Così in Nope c’è la storia del cinema in avanti e indietro; progredisce e regredisce. Si arriva ad usare tutto a partire dalle videocamere di sorveglianza, con un’immagine onnicomprensiva e diffusa. L’interferenza elettromagnetica della creatura rende vano ogni tentativo di automazione dell’occhio dell’obiettivo. Forse aiutata anche dalla natura stessa che si mette di fronte all’obiettivo. Una grande intuizione la scena dell’insetto che impedisce la visione, creando una tensione non indifferente, in un film che poco dopo farà vedere tutto e di più. Si devono fare le cose a mano.

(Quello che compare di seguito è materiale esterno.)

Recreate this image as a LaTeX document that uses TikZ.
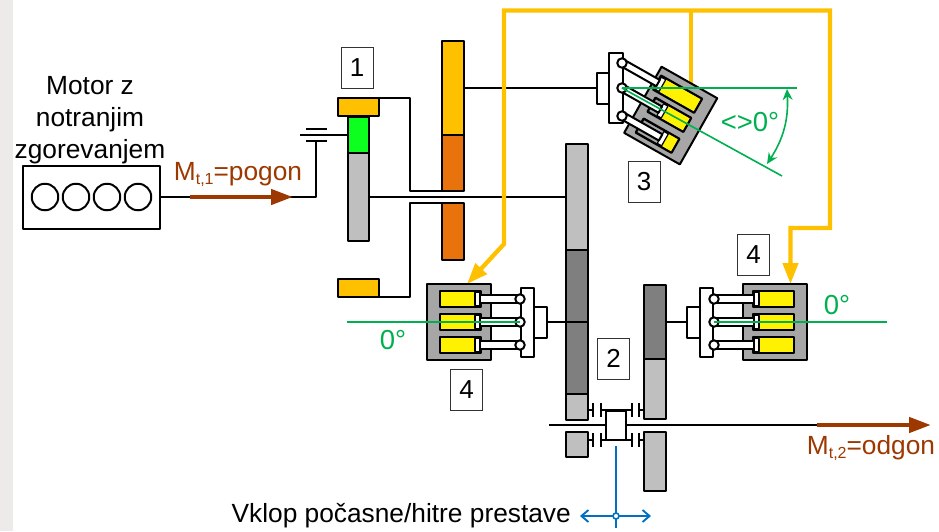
\documentclass[tikz,border=0pt]{standalone}
\usepackage{fontspec}
\setmainfont{Liberation Sans}
\usetikzlibrary{positioning,arrows.meta}
\definecolor{oilyellow}{HTML}{FFC000}
\definecolor{gearorange}{HTML}{E8720C}
\definecolor{geargreen}{HTML}{0DFF1F}
\definecolor{gearlight}{HTML}{BFBFBF}
\definecolor{geardark}{HTML}{7F7F7F}
\definecolor{blockgray}{HTML}{A6A6A6}
\definecolor{torquebrown}{HTML}{9C3800}
\definecolor{anglegreen}{HTML}{00B050}
\definecolor{shiftblue}{HTML}{0070C0}
\definecolor{bandgray}{HTML}{EDEAEA}
\tikzstyle{part}=[draw,line width=2pt,line join=round,inner sep=0pt,outer sep=0pt]
\tikzstyle{shaft}=[line width=1.9pt,line join=round]
\tikzstyle{oil}=[oilyellow,line width=4.3pt,line join=miter]
\tikzstyle{torque}=[torquebrown,line width=4.4pt,-{Triangle[length=22pt,width=15pt]}]
\tikzstyle{anglearrow}=[anglegreen,line width=1.6pt]
\tikzstyle{lever}=[shiftblue,line width=1.9pt]
\tikzstyle{pivot}=[part,circle,fill=white,minimum size=9.5pt]
\tikzstyle{numbox}=[draw=black!80,line width=.8pt,fill=white,inner sep=0pt,minimum width=32pt,minimum height=41pt,font=\fontsize{26}{26}\selectfont]
\tikzstyle{label}=[inner sep=0pt,font=\fontsize{26.3}{32}\selectfont]
\tikzstyle{anglelabel}=[inner sep=0pt,text=anglegreen,font=\fontsize{27.5}{28}\selectfont]
\newcommand{\subtext}[1]{\raisebox{-4pt}{\fontsize{16}{16}\selectfont #1}}
% row offset, bore start, piston, rod start
\newcommand{\pumprow}[4]{
  \draw[part,line width=2.3pt,fill=blockgray] (#2,#1-8) rectangle (80,#1+8);
  \fill[yellow] (#3+5,#1-6.8) rectangle (78.8,#1+6.8);
  \draw[part,line width=1.2pt,fill=white] (#3,#1-6.8) rectangle (#3+5,#1+6.8);
  \draw[part,fill=white] (#4,#1-3.6) rectangle (#3,#1+3.6);
}
\newcommand{\pumpfour}[1]{
  \draw[part,fill=white] (-1,-34.5) rectangle (-14,34.5);
  \draw[part,fill=white] (-14,-15.5) rectangle (-27,15.5);
  \draw[part,fill=blockgray] (29,-38) rectangle (93,38);
  \pumprow{-23}{39}{40}{0}
  \pumprow{0}{39}{40}{0}
  \pumprow{23}{39}{40}{0}
  \node[pivot] (#1up) at (0,-23) {};
  \node[pivot] (#1mid) at (0,0) {};
  \node[pivot] (#1low) at (0,23) {};
  \coordinate (#1boss) at (-27,0);
}

\begin{document}
\begin{tikzpicture}[x=1pt,y=-1pt,>=Stealth]
  \useasboundingbox (0,0) rectangle (939,531);
  \fill[bandgray] (0,0) rectangle (13,531);

  % engine
  \node[part,minimum width=137pt,minimum height=63pt] (engine) at (91.5,197) {};
  \foreach \i/\x in {1/45,2/76,3/107,4/138}
    \node[part,circle,minimum size=26.5pt] (cyl\i) at (\x,197) {};
  \node[label,align=center,anchor=south] (motor) at (90,164) {Motor z\\notranjim\\zgorevanjem};

  % planetary set
  \node[part,fill=geargreen,minimum width=21pt,minimum height=36pt] (sun) at (358.5,135) {};
  \node[part,fill=gearlight,minimum width=21pt,minimum height=88pt,below=0pt of sun] (carrier) {};
  \node[part,fill=oilyellow,minimum width=41pt,minimum height=18pt] (ringup) at (358.5,107) {};
  \node[part,fill=oilyellow,minimum width=41pt,minimum height=18pt] (ringlow) at (358.5,288) {};
  \node[part,fill=oilyellow,minimum width=22pt,minimum height=94pt] (gearup) at (453,88) {};
  \node[part,fill=gearorange,minimum width=22pt,minimum height=56pt,below=0pt of gearup] (gearmid) {};
  \node[part,fill=gearorange,minimum width=22pt,minimum height=57pt] (gearlow) at (453,231.5) {};

  % output gears
  \node[part,fill=gearlight,minimum width=22pt,minimum height=106pt] (bigup) at (577,197) {};
  \node[part,fill=geardark,minimum width=22pt,minimum height=144pt,below=0pt of bigup] (bigmid) {};
  \node[part,fill=gearlight,minimum width=22pt,minimum height=26pt,below=0pt of bigmid] (biglow) {};
  \node[part,fill=gearlight,minimum width=22pt,minimum height=25pt] (bigfree) at (577,444.5) {};
  \node[part,fill=geardark,minimum width=22pt,minimum height=74pt] (smallup) at (655,322) {};
  \node[part,fill=gearlight,minimum width=22pt,minimum height=60pt,below=0pt of smallup] (smalllow) {};
  \node[part,fill=gearlight,minimum width=22pt,minimum height=59pt] (smallfree) at (655,461.5) {};
  \node[part,fill=white,minimum width=20pt,minimum height=29pt] (sleeve) at (616,425.5) {};

  % shafts
  \coordinate (lockleft) at (300,135);
  \coordinate (lockmid) at (316,141);
  \coordinate (inshaft) at (316,197);
  \coordinate (outleft) at (549,425);
  \coordinate (outstart) at (817,425);
  \coordinate (outend) at (931,425);
  \draw[shaft] (engine.east) -- (inshaft) -- (lockmid);
  \draw[shaft] (lockleft) -- (sun.west);
  \draw[shaft] (306,129) -- (327,129) (306,141) -- (327,141);
  \draw[shaft] (carrier.east) -- (bigup.west);
  \draw[shaft] (ringup.north east) -- (410,98) -- (410,191) -- (gearmid.south west);
  \draw[shaft] (ringlow.south east) -- (410,297) -- (410,203) -- (gearlow.north west);
  \draw[shaft] (outleft) -- (sleeve.west |- outleft);
  \draw[shaft] (sleeve.east |- outleft) -- (outstart);
  \draw[shaft] (gearup.east) -- (597,88);
  \foreach \y in {410,440} {
    \draw[shaft] (588,\y) -- (593,\y) (593,\y-7) -- (593,\y+7);
    \draw[shaft] (601,\y-7) -- (601,\y+7) (601,\y) -- (632,\y) (632,\y-7) -- (632,\y+7);
    \draw[shaft] (639,\y-7) -- (639,\y+7) (639,\y) -- (644,\y);
  }

  % oil lines
  \coordinate (oiltipleft) at (467,284);
  \coordinate (oilleft) at (504,10.5);
  \coordinate (oilmid) at (691,10.5);
  \coordinate (oilright) at (830,10.5);
  \coordinate (oiltipright) at (790.5,284);
  \draw[oil,{Triangle[length=21pt,width=15pt]}-{Triangle[length=21pt,width=15pt]}]
    (oiltipleft) -- (504,244) -- (oilleft) -- (oilright) -- (830,228) -- (790.5,228) -- (oiltipright);
  \draw[oil] (oilmid) -- (691,90);

  % adjustable unit
  \begin{scope}[shift={(617.6,85.5)},rotate=-29.5]
    \draw[part,fill=blockgray] (29,-38) rectangle (93,38);
    \pumprow{-22}{33}{34}{-7}
    \pumprow{0}{39}{49}{5}
    \pumprow{24}{39}{63}{19}
  \end{scope}
  \node[part,fill=white,minimum width=14pt,minimum height=70pt] (swash) at (616,88) {};
  \node[part,fill=white,minimum width=12pt,minimum height=31pt,left=0pt of swash] (swashboss) {};
  \node[pivot] (topup) at (622,63) {};
  \node[pivot] (topmid) at (622,88) {};
  \node[pivot] (toplow) at (622,116) {};

  % fixed units
  \begin{scope}[shift={(520,322)},xscale=-1]
    \pumpfour{left}
  \end{scope}
  \begin{scope}[shift={(714,322)}]
    \pumpfour{right}
  \end{scope}
  \draw[shaft] (leftboss) -- (bigmid.east |- leftboss);
  \draw[shaft] (rightboss) -- (smallup.east |- rightboss);

  % angles
  \coordinate (toph) at (797,88);
  \coordinate (topa) at (782,176);
  \coordinate (lefth) at (347,322);
  \coordinate (righth) at (887,322);
  \coordinate (arcup) at (787,89);
  \coordinate (arclow) at (767,164);
  \draw[anglearrow] (topmid.center) -- (toph);
  \draw[anglearrow] (topmid.center) -- (topa);
  \draw[anglearrow,{Stealth[length=11pt,width=10pt]}-{Stealth[length=11pt,width=10pt]}] (arcup) to[bend left=18] (arclow);
  \draw[anglearrow] (lefth) -- (leftmid.center);
  \draw[anglearrow] (rightmid.center) -- (righth);
  \node[anglelabel] (angletop) at (750,122) {<>0°};
  \node[anglelabel] (angleleft) at (393,340) {0°};
  \node[anglelabel] (angleright) at (837,305) {0°};

  % torque
  \coordinate (instart) at (190,197);
  \coordinate (inend) at (293,197);
  \draw[torque] (instart) -- (inend);
  \draw[torque] (outstart) -- (outend);
  \node[label,text=torquebrown] (torquein) at (238,174) {M\subtext{t,1}=pogon};
  \node[label,text=torquebrown] (torqueout) at (871,448) {M\subtext{t,2}=odgon};

  % shift lever
  \node[part,draw=shiftblue,circle,fill=white,line width=1.6pt,minimum size=6pt] (hub) at (616,516) {};
  \coordinate (levertop) at (616,446);
  \coordinate (leverend) at (616,528);
  \coordinate (leverleft) at (580,516);
  \coordinate (leverright) at (651,516);
  \draw[lever] (levertop) -- (hub) -- (leverend);
  \draw[lever,-{Straight Barb[length=7pt,width=12pt]}] (hub) -- (leverleft);
  \draw[lever,-{Straight Barb[length=7pt,width=12pt]}] (hub) -- (leverright);
  \node[label,anchor=east] (shifttext) at (571,516) {Vklop počasne/hitre prestave};

  % numbers
  \node[numbox] (n1) at (357,67.5) {1};
  \node[numbox] (n2) at (613.5,358.5) {2};
  \node[numbox] (n3) at (644,181.5) {3};
  \node[numbox] (n4l) at (466.5,389.5) {4};
  \node[numbox] (n4r) at (753.5,254.5) {4};
\end{tikzpicture}
\end{document}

L’uomo dietro la cinepresa non può (ancora) essere sostituito.

Antlers Holst costruisce così una cinepresa in pellicola rudimentale. Non ha bisogno di elettricità ma solo del movimento manuale. Un po’ come i primi dispositivi per filmare. In Nope compaiono poi le reflex digitali, le videocamere personali portatili, le webcam dei computer e persino fotografie ad uso turistico. 

C’è anche una cinepresa IMAX, affiancata agli altri sistemi più semplici (il protagonista non ha però – non a caso – un cellulare in grado di catturare filmati). Coerentemente, Nope è un film pensato per un’esperienza premium, proprio su quegli schermi enormi e avanguardistici in cui l’occhio è immerso nella luce dello schermo. L’ultima frontiera del cinema e, forse, il suo futuro.

È come se Jordan Peele raccontasse lo sviluppo tecnologico del cinema come una risposta all’ossessione dell’immagine perfetta. La realtà può essere raccontata in un fotogramma. Sarebbe però un uso banale, sprecato, dato che la realtà la viviamo quotidianamente. Il cinema horror, così come quello fantascientifico, hanno lo stesso fascino dell’impressionismo. La corrente mirava a raccontare l’esistente in una dimensione ulteriore che può essere catturata solo tramite la mediazione di una lente (come ad esempio un dettaglio microscopico o una stella non visibile ad occhio nudo). Peele fa lo stesso con le sue opere.

Nope

I problemi di questa ricerca visiva

Gli Haywood sono accerchiati proprio come se la loro casa fosse il set di un attesissimo film. Ci sono reporter indiscreti che entrano nel territorio con tutte le strumentazioni più all’avanguardia per scattare le fotografie. Nell’ultima scena, in cui la parabola eroica -tipicamente da film – di OJ si compie lasciandolo in un limbo tra apparizione di un eroe del passato e un sopravvissuto, sullo sfondo si affannano i reporter.

Come in un set chiuso anche la casa Haywood deve fare i conti con gli occhi curiosi e indiscreti che potrebbero avere scattato dalla distanza di sicurezza immagini altrettanto valide. Rovinando così tutta la fatica fatta e, per estensione della metafora, vanificando il film.

Se quindi Nope racconta le ossessioni di un regista alla ricerca del suo film, c’è anche un altro tema che emerge prepotentemente dalle persone che Peele prende come soggetti. Come notato dall’Hollywood Reporter il film accusa il tokenismo. Cioè la tendenza dei gruppi maggioritari a coinvolgere al loro interno persone appartenenti a minoranze per dare l’apparenza di inclusività. In realtà è solo una parvenza di ricompensa non sufficiente, un gettone (token) che non risolve il problema. Nel cinema e nella televisione lo si è vede quando alle minoranze vengono assegnati piccoli ruoli trascurabili in opere ancora totalmente a maggioranza bianca. 

Jupe era uno di quelli. Bambino asioamericano esibito nella sua tenera diversità pur senza avere un ruolo importante nella sitcom in cui recitava. Non a caso tra lui e Gordy, lo scimpanzè, si instaura uno stretto legame da emarginati (o questo lui crede). 

Anche gli Haywood hanno la loro piccola e insufficiente parte. Sono ai margini dell’industria del cinema, tollerati per il loro passato e per il lavoro del padre defunto. La sua morte è misteriosa e avviene, non a caso, proprio a causa di un piccolo token, una monetina che l’ha trafitto.

L’invito di Nope non riguarda quindi tutti gli spettatori, ma solo quelli isolati nelle periferie sociali. È una presa di consapevolezza dei debiti della storia e un incoraggiamento a uscire dalla propria marginalità, rischiare, prendersi con la forza il proprio diritto a essere rilevanti. È una lotta impari contro un mostro gigantesco, eppure proprio da quella creatura può venire il successo.